Instructions to follow - Reproduce exactly the lines below, from the first one through the line containing "const simL14y = [8.7, 15.2, 21.1, 25.05, 26.5, 26.1];", and omit any pictures.

Given data -
* * * * *

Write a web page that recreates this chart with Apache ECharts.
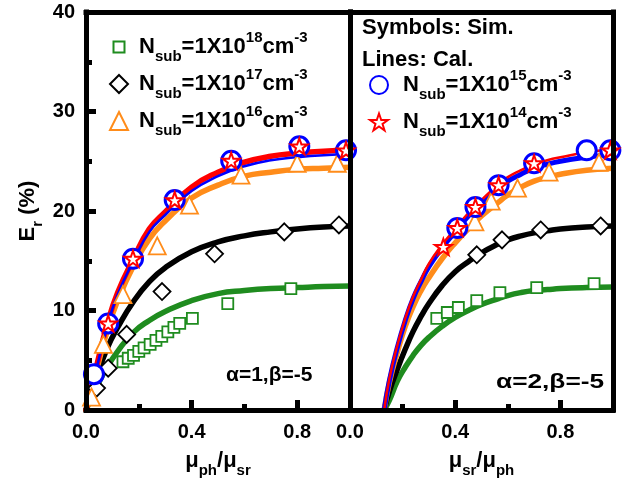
<!DOCTYPE html>
<html><head><meta charset="utf-8">
<style>html,body{margin:0;padding:0;background:#fff}#c{width:627px;height:480px}</style>
<script src="https://cdn.jsdelivr.net/npm/echarts@6/dist/echarts.min.js"></script>
</head><body><div id="c"></div>
<script>
// ---------------- DATA ----------------
const xTickLabels = ['0.0', '0.4', '0.8'];
const yTickLabels = ['0', '10', '20', '30', '40'];

// Left panel  (x = mu_ph/mu_sr, alpha=1, beta=-5) : simulation symbols
const simL18x = [0.14, 0.16, 0.18, 0.20, 0.22, 0.243, 0.265, 0.287, 0.31, 0.333, 0.355, 0.403, 0.537, 0.776];
const simL18y = [4.85, 5.2, 5.5, 5.9, 6.25, 6.6, 7.0, 7.4, 7.85, 8.3, 8.7, 9.2, 10.7, 12.2];
const simL17x = [0.04, 0.084, 0.154, 0.288, 0.487, 0.751, 0.958];
const simL17y = [2.2, 4.2, 7.6, 11.9, 15.7, 17.9, 18.6];
const simL16x = [0.021, 0.066, 0.14, 0.27, 0.392, 0.587, 0.80, 0.952];
const simL16y = [1.3, 6.6, 11.6, 16.5, 20.6, 23.6, 24.8, 24.8];
const simL15x = [0.03, 0.084, 0.178, 0.336, 0.55, 0.808, 0.985];
const simL15y = [3.6, 8.7, 15.2, 21.1, 25.05, 26.5, 26.1];
const simL14x = [0.084, 0.178, 0.336, 0.55, 0.808, 0.985];
const simL14y = [8.7, 15.2, 21.1, 25.05, 26.5, 26.1];

// Left panel : calculated lines
const calLx   = [0, 0.04, 0.08, 0.12, 0.18, 0.24, 0.3, 0.4, 0.5, 0.6, 0.7, 0.8, 0.9, 1.0];
const calL14y = [0, 4.4, 8.6, 11.8, 15.2, 18.2, 19.9, 22.4, 23.9, 24.9, 25.5, 25.8, 26.0, 26.1];
const calL15y = [0, 4.2, 8.4, 11.6, 15.0, 17.9, 19.6, 22.0, 23.5, 24.5, 25.1, 25.4, 25.6, 25.7];
const calL16y = [0, 4.0, 7.9, 11.0, 14.5, 17.2, 19.0, 21.3, 22.6, 23.5, 23.9, 24.2, 24.3, 24.4];
const calL17y = [0, 3.3, 6.2, 8.3, 10.9, 12.9, 14.3, 15.9, 16.9, 17.5, 17.9, 18.2, 18.4, 18.5];
const calL18y = [0, 2.3, 4.3, 5.9, 7.8, 9.0, 9.9, 11.0, 11.7, 12.0, 12.2, 12.3, 12.4, 12.45];

// Right panel (x = mu_sr/mu_ph, alpha=2, beta=-5) : simulation symbols
const simR18x = [0.33, 0.37, 0.412, 0.482, 0.57, 0.71, 0.928];
const simR18y = [9.2, 9.8, 10.3, 11.0, 11.8, 12.3, 12.7];
const simR17x = [0.482, 0.578, 0.725, 0.953];
const simR17y = [15.6, 17.1, 18.1, 18.5];
const simR16x = [0.475, 0.537, 0.637, 0.757, 0.947];
const simR16y = [18.9, 21.0, 22.3, 23.9, 24.9];
const simR15x = [0.408, 0.477, 0.565, 0.70, 0.90, 0.99];
const simR15y = [18.3, 20.4, 22.6, 24.8, 26.1, 26.1];
const simR14x = [0.355, 0.408, 0.477, 0.565, 0.70, 0.99];
const simR14y = [16.4, 18.3, 20.4, 22.6, 24.8, 26.1];

// Right panel : calculated lines
const calRx   = [0.13, 0.15, 0.18, 0.21, 0.24, 0.27, 0.3, 0.35, 0.4, 0.45, 0.5, 0.565, 0.6, 0.65, 0.7, 0.75, 0.8, 0.9, 1.0];
const calR14y = [0, 3.2, 6.5, 9.2, 11.4, 13.1, 14.7, 16.6, 18.2, 19.8, 21.1, 22.7, 23.4, 24.1, 24.7, 25.1, 25.4, 25.9, 26.2];
const calR15y = [0, 3.0, 6.3, 9.0, 11.2, 12.9, 14.4, 16.3, 17.9, 19.5, 20.8, 22.3, 23.0, 23.7, 24.3, 24.7, 25.0, 25.4, 25.7];
const calR16y = [0, 2.8, 5.8, 8.4, 10.4, 12.0, 13.3, 15.2, 16.8, 18.2, 19.5, 20.9, 21.6, 22.4, 23.0, 23.4, 23.7, 24.1, 24.3];
const calR17y = [0, 1.9, 4.1, 6.1, 7.9, 9.4, 10.7, 12.5, 13.9, 14.9, 15.8, 16.7, 17.1, 17.5, 17.8, 18.0, 18.2, 18.4, 18.5];
const calR18y = [0, 1.0, 2.9, 4.3, 5.5, 6.5, 7.3, 8.4, 9.3, 10.0, 10.6, 11.2, 11.5, 11.8, 12.0, 12.1, 12.2, 12.3, 12.35];

// ---------------- STYLE ----------------
const FONT = '"Liberation Sans", Arial, sans-serif';
const C18 = '#1f8c1f', C17 = '#000000', C16 = '#ff8c1a', C15 = '#0000ff', C14 = '#ff0000';
const STAR = 'path://M50,2 L61.8,36.2 L97.6,36.2 L68.6,57.6 L79.4,92 L50,71 L20.6,92 L31.4,57.6 L2.4,36.2 L38.2,36.2 Z';
const zip = (xs, ys) => xs.map((x, i) => [x, ys[i]]);

const rich = {
  m: { fontSize: 22, fontWeight: 'bold', fontFamily: FONT, color: '#000', lineHeight: 34, verticalAlign: 'middle' },
  s: { fontSize: 15, fontWeight: 'bold', fontFamily: FONT, color: '#000', lineHeight: 13, verticalAlign: 'bottom' },
  p: { fontSize: 15, fontWeight: 'bold', fontFamily: FONT, color: '#000', lineHeight: 12, verticalAlign: 'top' }
};
const legendNames = {
  N18: '{m|N}{s|sub}{m|=1X10}{p|18}{m|cm}{p|-3}',
  N17: '{m|N}{s|sub}{m|=1X10}{p|17}{m|cm}{p|-3}',
  N16: '{m|N}{s|sub}{m|=1X10}{p|16}{m|cm}{p|-3}',
  N15: '{m|N}{s|sub}{m|=1X10}{p|15}{m|cm}{p|-3}',
  N14: '{m|N}{s|sub}{m|=1X10}{p|14}{m|cm}{p|-3}'
};

const lineW = 5;
function frameX(grid, pos) {
  return { type: 'value', gridIndex: grid, position: pos, min: 0, max: 1, z: 5,
    axisLine: { show: true, onZero: false, lineStyle: { color: '#000', width: lineW, cap: 'square' } },
    axisTick: { show: false }, axisLabel: { show: false }, splitLine: { show: false } };
}
function frameY(grid, pos) {
  return { type: 'value', gridIndex: grid, position: pos, min: 0, max: 40, z: 5,
    axisLine: { show: true, onZero: false, lineStyle: { color: '#000', width: lineW, cap: 'square' } },
    axisTick: { show: false }, axisLabel: { show: false }, splitLine: { show: false } };
}
function mainX(grid, nameRich) {
  return { type: 'value', gridIndex: grid, position: 'bottom', min: 0, max: 1, interval: 0.4, z: 5,
    axisLine: { show: true, onZero: false, lineStyle: { color: '#000', width: lineW, cap: 'square' } },
    axisTick: { show: true, inside: true, length: 10, lineStyle: { color: '#000', width: 5 } },
    axisLabel: { show: true, margin: 12, color: '#000', fontSize: 20, fontWeight: 'bold', fontFamily: FONT,
      formatter: v => { const s = v.toFixed(1); return xTickLabels.indexOf(s) >= 0 ? s : ''; } },
    splitLine: { show: false },
    name: nameRich, nameLocation: 'middle', nameGap: 34, nameTextStyle: { rich: rich } };
}
function minorX(grid) {
  return { type: 'value', gridIndex: grid, position: 'bottom', min: 0, max: 1, interval: 0.2, z: 5,
    axisLine: { show: false, onZero: false },
    axisTick: { show: true, inside: true, length: 6, lineStyle: { color: '#000', width: 5 } },
    axisLabel: { show: false }, splitLine: { show: false } };
}

function scatter(name, xi, yi, data, symbol, size, color, bw, z) {
  return { type: 'scatter', name: name, xAxisIndex: xi, yAxisIndex: yi, data: data,
    symbol: symbol, symbolSize: size, symbolKeepAspect: true, z: z,
    itemStyle: { color: '#fff', borderColor: color, borderWidth: bw, opacity: 1 }, emphasis: { disabled: true } };
}
function line(name, xi, yi, data, color, w, z) {
  return { type: 'line', name: name, xAxisIndex: xi, yAxisIndex: yi, data: data, showSymbol: false, symbol: 'none',
    smooth: 0.5, z: z, lineStyle: { color: color, width: w, cap: 'round', join: 'round' }, itemStyle: { color: color },
    emphasis: { disabled: true } };
}

const series = [
  // left panel lines
  line('L18', 0, 0, zip(calLx, calL18y), C18, 5.5, 2),
  line('L17', 0, 0, zip(calLx, calL17y), C17, 5.5, 2),
  line('L16', 0, 0, zip(calLx, calL16y), C16, 5.5, 2),
  line('L14', 0, 0, zip(calLx, calL14y), C14, 5.5, 2),
  line('L15', 0, 0, zip(calLx, calL15y), C15, 2.5, 2),
  // right panel lines
  line('R18', 3, 2, zip(calRx, calR18y), C18, 5.5, 2),
  line('R17', 3, 2, zip(calRx, calR17y), C17, 5.5, 2),
  line('R16', 3, 2, zip(calRx, calR16y), C16, 5.5, 2),
  line('R15', 3, 2, zip(calRx, calR15y), C15, 5, 2),
  line('R14', 3, 2, zip(calRx, calR14y), C14, 2.5, 2),
  // left panel symbols
  scatter('N18', 0, 0, zip(simL18x, simL18y), 'rect', 11, C18, 1.8, 3),
  scatter('N17', 0, 0, zip(simL17x, simL17y), 'diamond', 17, C17, 1.8, 3),
  scatter('N16', 0, 0, zip(simL16x, simL16y), 'triangle', 17, C16, 1.8, 3),
  scatter('N15', 0, 0, zip(simL15x, simL15y), 'circle', 19, C15, 3, 3),
  scatter('N14', 0, 0, zip(simL14x, simL14y), STAR, 17, C14, 2, 4),
  // right panel symbols
  scatter('N18', 3, 2, zip(simR18x, simR18y), 'rect', 11, C18, 1.8, 3),
  scatter('N17', 3, 2, zip(simR17x, simR17y), 'diamond', 17, C17, 1.8, 3),
  scatter('N16', 3, 2, zip(simR16x, simR16y), 'triangle', 17, C16, 1.8, 3),
  scatter('N15', 3, 2, zip(simR15x, simR15y), 'circle', 19, C15, 3, 3),
  scatter('N14', 3, 2, zip(simR14x, simR14y), STAR, 17, C14, 2, 4)
];

const option = {
  animation: false,
  backgroundColor: '#fff',
  grid: [
    { left: 86, right: 277, top: 12, bottom: 70, outerBoundsMode: 'none', containLabel: false },
    { left: 350, right: 14, top: 12, bottom: 70, outerBoundsMode: 'none', containLabel: false }
  ],
  xAxis: [
    mainX(0, '{m|μ}{s|ph}{m|/μ}{s|sr}'), minorX(0), frameX(0, 'top'),
    mainX(1, '{m|μ}{s|sr}{m|/μ}{s|ph}'), minorX(1), frameX(1, 'top')
  ],
  yAxis: [
    { type: 'value', gridIndex: 0, position: 'left', min: 0, max: 40, interval: 10, z: 5,
      axisLine: { show: true, onZero: false, lineStyle: { color: '#000', width: lineW, cap: 'square' } },
      axisTick: { show: true, inside: true, length: 10, lineStyle: { color: '#000', width: 5 } },
      minorTick: { show: true, splitNumber: 2, length: 6, lineStyle: { color: '#000', width: 5 } },
      axisLabel: { show: true, margin: 11, color: '#000', fontSize: 20, fontWeight: 'bold', fontFamily: FONT,
        formatter: v => { const s = String(Math.round(v)); return yTickLabels.indexOf(s) >= 0 ? s : ''; } },
      splitLine: { show: false }, minorSplitLine: { show: false },
      name: '{m|E}{s|r}{m| (%)}', nameLocation: 'middle', nameGap: 41, nameRotate: 90, nameTextStyle: { rich: rich } },
    frameY(0, 'right'),
    frameY(1, 'left'),
    frameY(1, 'right')
  ],
  legend: [
    { orient: 'vertical', left: 109, top: 30, padding: 0, itemGap: 3, itemWidth: 18, itemHeight: 18,
      selectedMode: false,
      data: [{ name: 'N18', icon: 'path://M0,0 M18,18 M3.5,3.5 L14.5,3.5 L14.5,14.5 L3.5,14.5 Z' }, { name: 'N17' }, { name: 'N16' }],
      formatter: n => legendNames[n], textStyle: { padding: [0, 0, 0, 6], rich: rich } },
    { orient: 'vertical', left: 369, top: 68, padding: 0, itemGap: 3, itemWidth: 18, itemHeight: 18,
      selectedMode: false,
      data: [{ name: 'N15' }, { name: 'N14' }],
      formatter: n => legendNames[n], textStyle: { padding: [0, 0, 0, 10], rich: rich } }
  ],
  graphic: [
    { type: 'text', x: 362, y: 28, z: 10, style: { text: 'Symbols: Sim.', fill: '#000', font: 'bold 22px ' + FONT, verticalAlign: 'middle', align: 'left' } },
    { type: 'text', x: 362, y: 60, z: 10, style: { text: 'Lines: Cal.', fill: '#000', font: 'bold 22px ' + FONT, verticalAlign: 'middle', align: 'left' } },
    { type: 'text', x: 226, y: 375, z: 10, style: { text: 'α=1,β=-5', fill: '#000', font: 'bold 21px ' + FONT, verticalAlign: 'middle', align: 'left' } },
    { type: 'text', x: 496, y: 382, z: 10, scaleX: 1.25, style: { text: 'α=2,β=-5', fill: '#000', font: 'bold 21px ' + FONT, verticalAlign: 'middle', align: 'left' } }
  ],
  series: series
};

const chart = echarts.init(document.getElementById('c'), null, { renderer: 'canvas' });
chart.setOption(option);
</script></body></html>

* * * * *

Written response -
Write a web page that recreates this chart with Apache ECharts.
<!DOCTYPE html>
<html><head><meta charset="utf-8">
<style>html,body{margin:0;padding:0;background:#fff}#c{width:627px;height:480px}</style>
<script src="https://cdn.jsdelivr.net/npm/echarts@6/dist/echarts.min.js"></script>
</head><body><div id="c"></div>
<script>
// ---------------- DATA ----------------
const xTickLabels = ['0.0', '0.4', '0.8'];
const yTickLabels = ['0', '10', '20', '30', '40'];

// Left panel  (x = mu_ph/mu_sr, alpha=1, beta=-5) : simulation symbols
const simL18x = [0.14, 0.16, 0.18, 0.20, 0.22, 0.243, 0.265, 0.287, 0.31, 0.333, 0.355, 0.403, 0.537, 0.776];
const simL18y = [4.85, 5.2, 5.5, 5.9, 6.25, 6.6, 7.0, 7.4, 7.85, 8.3, 8.7, 9.2, 10.7, 12.2];
const simL17x = [0.04, 0.084, 0.154, 0.288, 0.487, 0.751, 0.958];
const simL17y = [2.2, 4.2, 7.6, 11.9, 15.7, 17.9, 18.6];
const simL16x = [0.021, 0.066, 0.14, 0.27, 0.392, 0.587, 0.80, 0.952];
const simL16y = [1.3, 6.6, 11.6, 16.5, 20.6, 23.6, 24.8, 24.8];
const simL15x = [0.03, 0.084, 0.178, 0.336, 0.55, 0.808, 0.985];
const simL15y = [3.6, 8.7, 15.2, 21.1, 25.05, 26.5, 26.1];
const simL14x = [0.084, 0.178, 0.336, 0.55, 0.808, 0.985];
const simL14y = [8.7, 15.2, 21.1, 25.05, 26.5, 26.1];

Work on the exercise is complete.